My other big issue is with Jesse's drug use: He's lost in a drug-fuelled haze the next day he's competently doing complex chemistry. He's addicted to meth them he got no withdrawals and happy with pot. Now he's in hiding with Hank and has no problem with withdrawal. For all of the show's treatment of how drugs destroy, Jesse gets off awfully easy.

For me, you need to go back to pre-HBO and take a look at "Hill Street" four best ever.

My opinion.
Sep 9, 2013   |  Reply
 
 
ceolaf
Breaking Bad has real strengths. No question.

It is inventive. It is in surprising. It does not disappoint.

It seems to achieve it's vision and goal consistently -- perhaps more consistently than any other show, ever. Or maybe I mean that it achieves its potential more than any other show, ever.

But does it tell us about ourselves? Does it tell us about our society? Does it makes us better or better informed people? Does it shape us as human beings?
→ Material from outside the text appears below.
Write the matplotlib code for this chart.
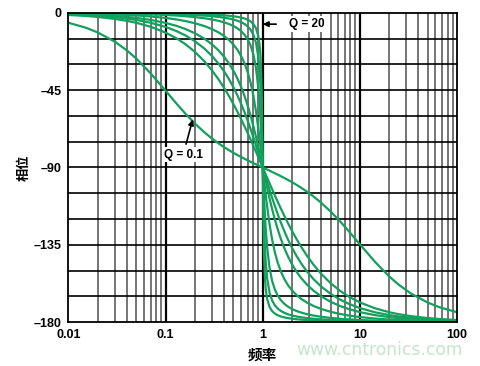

Does it reveal things to us about ourselves and others that we might not understand otherwise? Does it reveal thing things about society that we might not understand otherwise?

In other words, what do we get out of this great show? Surely, a ton of entertainment. But is that enough to be 'the best TV drama ever"?

No.

It might be the best EXECUTED TV drama ever. I grant that.

So, that page that was torn out of the your textbook in 1989? It was torn out for a reason. But it was originally included for a reason, too.
Sep 9, 2013   |  Reply
 
Eric Gould
CEO - All good points, and all points taken. However, do a search in the TVWW search box for "Breaking Bad" and you'll see -- ad-nauseum -- lots of high-minded rants on big themes in "Breaking Bad", particularly on Walt being a microcosm of the middle-class being economically squeezed to extremes. We could spend the next few years writing such stuff about the show, there is so much there. –EG
Sep 9, 2013
 
 
 
Noel
A teriffic, thoughtful and astute piece of writing, Mark, and I say that as someone who hasn't even seen all of season three yet. Breaking Bad, from what I know of it and from what I read, is perhaps the first of its serialized/novelized kind, to actually follow a well-thought out narrative thread to its conclusion -- that is, it really was written like a novel, with everything in place before publication. The Sopranos always felt to me like a series that was over after the first season but had to be kept afloat to satisfy a contract. Lost, as you point out, spent most of its run flailing around like someone playing Pin the Tale on the Donkey. Twin Peaks, well, see Lost. Deadwood was headed for greatness, it seemed, until David Milch infuriatingly walked away. The Wire, my personal all-time fave, had its legacy marred by a shockingly inept fifth and final season. So, yeah, you well may be spot on with this.